I would love to know what has been in Jack White’s creative head recently. Yeah we all know about his personal life but music wise, I must say that I liked their last release Elephant but didn’t love it like their breakout album White Blood Cells. Although I loved “Seven Nation Army” and a few other tracks, I was disappointed with the album. It sounded only like more of the same. That guitar and drum rock sound that’s been flooding the mainstream with such a formidable force, now seems redundant. I just needed to hear something new and different, not more of the same bangs and riffs. But in reality no one does it like the White Stripes. People may try to emulate them but they are the OGs.
I wasn’t really looking forward to hearing Satan, but being a Detroit native, it’s in my nature to get behind any artist that hails from the great state of Michigan. That being said, when I first played the new White Stripes album, I was more than surprised—blown away is the word I like to use. This is the album that I have been waiting Jack & Meg White to make since White Blood Cells.
What do I love about it, the piano; Jack White plays the keys like a man possessed. I have always been a fan of the keys, especially by artists such as Mike Garson, who’s played with Bowie and NIN, and Buena Vista Social Club’s Ruben Gonzalez. The piano sound on Satan dominates the album, more so than White’s guitar. It’s as if Jack put down his axe and was determined to make an album of piano-based blues. Check out “My Doorbell,” the way that Jack plays those keys sounds as if he’s in some saloon in the wild, wild west. All I can say is thank you for this Mr. White for such a dramatic and killer sound.
Jack must have been inspired with his parts in the movie Cold Mountain and producing Loretta Lynn’s Van Lear Rose, because the sound is more eclectic, southern and purely electrifying. Just listen to my favorite track, “The Nurse.” It has a calypso vibe and in between the tropical sound you hear Jack wailing away on his guitar and Meg smashing her drums like never before.
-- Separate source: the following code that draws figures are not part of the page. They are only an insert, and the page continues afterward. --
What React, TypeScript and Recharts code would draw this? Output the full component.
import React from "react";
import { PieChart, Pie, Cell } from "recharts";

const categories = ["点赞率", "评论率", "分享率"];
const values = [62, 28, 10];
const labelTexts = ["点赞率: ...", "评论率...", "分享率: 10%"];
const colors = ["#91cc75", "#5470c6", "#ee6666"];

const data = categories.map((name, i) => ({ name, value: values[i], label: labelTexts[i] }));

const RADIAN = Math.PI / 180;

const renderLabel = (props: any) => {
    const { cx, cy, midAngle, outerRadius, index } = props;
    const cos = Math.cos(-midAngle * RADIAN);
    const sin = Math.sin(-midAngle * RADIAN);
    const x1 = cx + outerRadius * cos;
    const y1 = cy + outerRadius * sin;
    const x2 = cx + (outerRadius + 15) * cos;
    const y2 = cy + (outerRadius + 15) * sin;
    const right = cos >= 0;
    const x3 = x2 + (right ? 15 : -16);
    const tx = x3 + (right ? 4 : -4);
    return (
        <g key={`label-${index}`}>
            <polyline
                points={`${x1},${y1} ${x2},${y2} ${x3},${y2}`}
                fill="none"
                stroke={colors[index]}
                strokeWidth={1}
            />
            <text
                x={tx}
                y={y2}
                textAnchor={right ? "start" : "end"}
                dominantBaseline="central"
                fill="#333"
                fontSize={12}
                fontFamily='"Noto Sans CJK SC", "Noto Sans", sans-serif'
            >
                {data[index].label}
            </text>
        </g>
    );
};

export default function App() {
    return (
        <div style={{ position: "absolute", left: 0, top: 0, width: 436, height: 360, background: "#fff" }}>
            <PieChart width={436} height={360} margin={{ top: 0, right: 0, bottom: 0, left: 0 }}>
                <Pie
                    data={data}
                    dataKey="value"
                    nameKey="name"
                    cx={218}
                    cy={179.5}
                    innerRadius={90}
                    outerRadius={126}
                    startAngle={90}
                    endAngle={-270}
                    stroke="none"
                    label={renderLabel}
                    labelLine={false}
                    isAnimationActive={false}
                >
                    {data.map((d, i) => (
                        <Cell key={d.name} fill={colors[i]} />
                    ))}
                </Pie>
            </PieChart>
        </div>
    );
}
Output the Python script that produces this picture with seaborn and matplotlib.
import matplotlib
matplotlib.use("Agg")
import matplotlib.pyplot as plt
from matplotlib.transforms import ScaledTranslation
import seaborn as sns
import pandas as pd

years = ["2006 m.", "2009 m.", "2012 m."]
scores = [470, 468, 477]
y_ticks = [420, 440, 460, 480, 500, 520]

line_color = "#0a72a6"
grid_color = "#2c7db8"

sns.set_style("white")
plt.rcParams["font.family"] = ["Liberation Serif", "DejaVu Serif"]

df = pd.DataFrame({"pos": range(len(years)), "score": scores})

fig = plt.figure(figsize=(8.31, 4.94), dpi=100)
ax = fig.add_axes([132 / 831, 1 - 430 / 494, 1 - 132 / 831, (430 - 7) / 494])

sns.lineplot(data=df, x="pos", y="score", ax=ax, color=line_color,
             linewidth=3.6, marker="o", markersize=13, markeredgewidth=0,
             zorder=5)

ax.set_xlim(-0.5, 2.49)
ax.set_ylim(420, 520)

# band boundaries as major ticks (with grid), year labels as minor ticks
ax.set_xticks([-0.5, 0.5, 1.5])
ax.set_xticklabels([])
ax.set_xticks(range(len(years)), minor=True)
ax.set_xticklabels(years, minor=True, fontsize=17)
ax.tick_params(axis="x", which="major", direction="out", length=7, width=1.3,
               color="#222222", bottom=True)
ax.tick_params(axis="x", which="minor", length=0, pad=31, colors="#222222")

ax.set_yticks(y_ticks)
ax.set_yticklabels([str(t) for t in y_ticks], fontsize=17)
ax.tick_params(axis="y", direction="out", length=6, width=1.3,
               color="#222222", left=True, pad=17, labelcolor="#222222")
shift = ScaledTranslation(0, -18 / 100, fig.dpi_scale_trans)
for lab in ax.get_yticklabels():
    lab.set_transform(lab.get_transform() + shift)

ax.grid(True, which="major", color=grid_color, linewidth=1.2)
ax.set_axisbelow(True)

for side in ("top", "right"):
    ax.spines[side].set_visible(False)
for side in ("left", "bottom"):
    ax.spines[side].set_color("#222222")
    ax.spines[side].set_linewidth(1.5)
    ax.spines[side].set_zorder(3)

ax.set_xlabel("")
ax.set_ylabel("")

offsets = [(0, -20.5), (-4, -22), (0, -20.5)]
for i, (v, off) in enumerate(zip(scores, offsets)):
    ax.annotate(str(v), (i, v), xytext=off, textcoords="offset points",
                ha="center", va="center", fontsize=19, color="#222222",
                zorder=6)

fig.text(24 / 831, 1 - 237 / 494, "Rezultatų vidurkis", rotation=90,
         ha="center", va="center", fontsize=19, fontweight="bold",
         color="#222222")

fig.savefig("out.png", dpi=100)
The star of the show to me is still Meg White, the coolest and sexiest drummer on the planet. Her percussion soars to new heights on this album. She’s not only the back beat but the back bone to the band. Even Jack would attest without Meg there would be no White Stripes.
After hearing Satan, no one can accuse The White Stripes of trying to mold their style for an MOR sound. On the contrary, they go down the other road with a more experimental vibe that makes Satan one of the most underrated releases of the 2005. You could tell that White’s been listening to lots o’ Led Zeppelin because some of the tracks like the acoustic “Little Ghost” and the electric “Take Take Take” sound like they could have fit perfectly on Physical Graffiti. Yes, Jack is doing his best Robert Plant with his own Detroit bluesy style. It’s more of an ode to Plant and Zep — I bet you even Jimmy Page will name Satan one of his fave albums of the year.
So if you’re looking for an album that will not only rock you but enlighteningly challenge you to redefine the sound that is the White Stripes then Get Behind Me Satan is the album for you. Hanging with the devil never sounded this good.